Saturday, 26 February 2011

Finney's Arms, New Bridge Street

Finney's Arms, New Bridge Street, Salford. (c) Alan Godfrey [1].

Just over the River Irwell into Salford on the corner of New Bridge Street and Greengate stood the Finney's Arms in the mid-1800s [1].  These days, this neglected corner of Salford, just a stones throw from the centre of Manchester, is nothing more than a huge car park.  The 1849 map shows that the pub faced out onto the site of the Market Cross and the site of the Court House - the whole area known as Salford Cross [2].  The  Green Gate fruit & veg market was opposite the Finney's Arms on a triangular plot.  


Former location of Finney's Arms, New Bridge Street, Salford. (c) googlemaps.

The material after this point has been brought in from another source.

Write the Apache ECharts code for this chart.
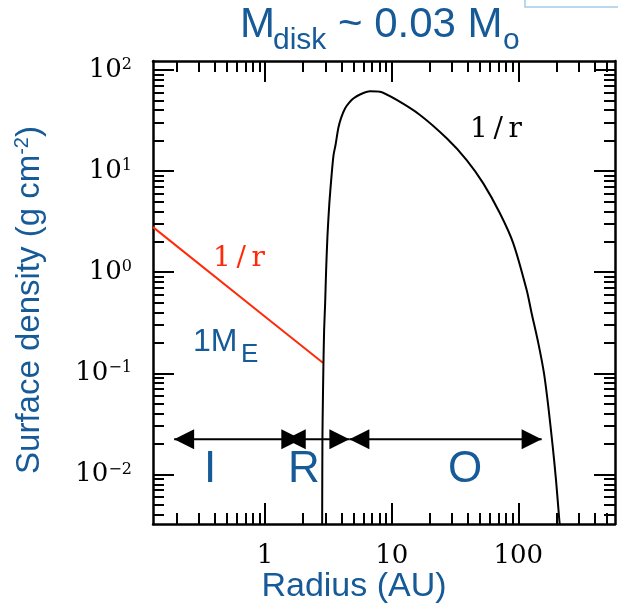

Finney's Arms was originally the Blue Cap in 1785, but was also known as the Jolly Hatters & Blue Cap, and the Blue Boy.  When Elizabeth Barge took over the Blue Cap in 1825 she renamed it the New Legs of Man (there was a Legs of Man over the road), before the Finney's Arms title was bestowed by Richard Finney in about 1840.  The pub was described as comprising "a bar, bar parlour, club, sitting and tap rooms, all newly painted and papered... arched cellaring and a brewhouse with a 12-barrel copper brewpan [2]."  Holt's Brewery had the pub until its closure in 1915 when the licensing authorities decided that, as it was in an old district where dwellings had been taken down and replaced with factories, that there was "no necessity for the Finney to continue [2]."

1. Manchester Victoria 1849, Alan Godfrey Maps (2009).
2. Salford Pubs - Part One: The Old Town, including Chapel Street, Greengate and the Adelphi, Neil Richardson (2003).